Stelios Karamanolis / Morphology

7 May – 31 August, 2022
FLATLAND, Lijnbaansgracht 312-314 Amsterdam The Netherlands




















Artist Stelios Karamanolis’ (1977, Athens) intention is to create an individual personal language that expresses his own certainties and intellectual instincts and his desire of unfolding the world differently than the reality we seem to belong to.

A world full of strange figures and things to which we are not fully attuned unfolds before our eyes. A meticulously constructed scenery where every piece of the raw canvas is well thought-out, processed and thought inextricably intertwined. Stelios Karamanolis’ works are a process of carefully chosen colours and sparingly drawn lines and strokes. The lack of pictorial depth, typical within ceramics, wall paintings and relief sculpture of antiquity, reinforces and acknowledges the artist’s own ancestry. His work explores constant symbolic reference and anthropological states, rendering a feeling of mysticism, history and spirituality.

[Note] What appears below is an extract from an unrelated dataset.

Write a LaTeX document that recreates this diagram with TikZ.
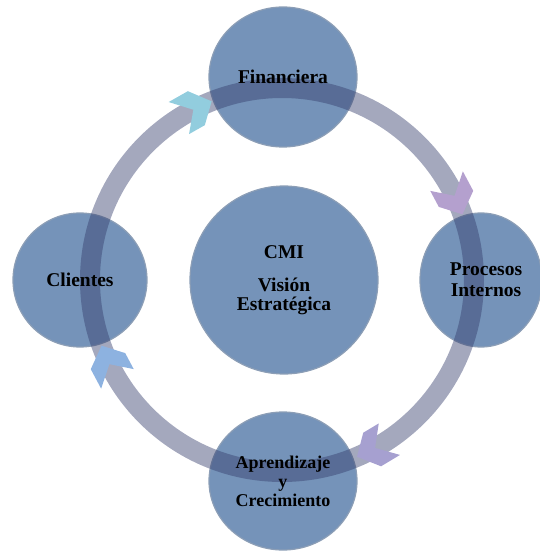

In his drawings Karamanolis’ subjects take the form of the living and the non-living, such as figures, trees, a Capricorn, columns or houses. The ambiguity of what these ‘things’ are and symbolize is for him a continuous occupation and concern, hence the aspect of a metaphysical abstraction. Karamanolis’ choice in imagery and the meaning they evoke are to prove the presence of a consciousness, ideas and mind activity. These entities take a certain form and represent the human condition, our psyche. The artist sees these entities as neutral souls that are more flexible than humans. They can deploy visions of an unseen world, presenting landscapes of ideas. All what is below the surface of the everyday does not have to stay hidden from us any longer. Karamanolis interprets those thoughts, ideas or consciousnesses on the canvas. By depicting them, he seeks for certainty and proof of their existence. It is the randomness that motivates Karamanolis. He is interested in the human odyssey of what’s really going on, meaning the whole spectrum of human activity. Under these circumstances his works are idolatrous.

Philosophically driven, the work of Karamanolis is the result of a thorough articulation of thoughts, including and transforming an unbroken stream of influences from remote antiquity to contemporary life. We can recognize in some of the stylised subjects the symbolism gestures from hieroglyphs, known for containing and sustaining a form of narrative. Also the influence of 1960’s comic books is visible through the quick change in tone, from saturated colours and bright palette, facilitating a vigorous tempo to the work. The artist eagerly reverts to the Eastern Mediterranean vocabulary of mythological motifs as well as incorporating ancient circular elements and geometric shapes. His modus operandi is: aesthetic and technical approach are not related, philosophical thoughts become the articulations of process and time, inspiring thoughts on our personal (un)-identifiable cultural roots.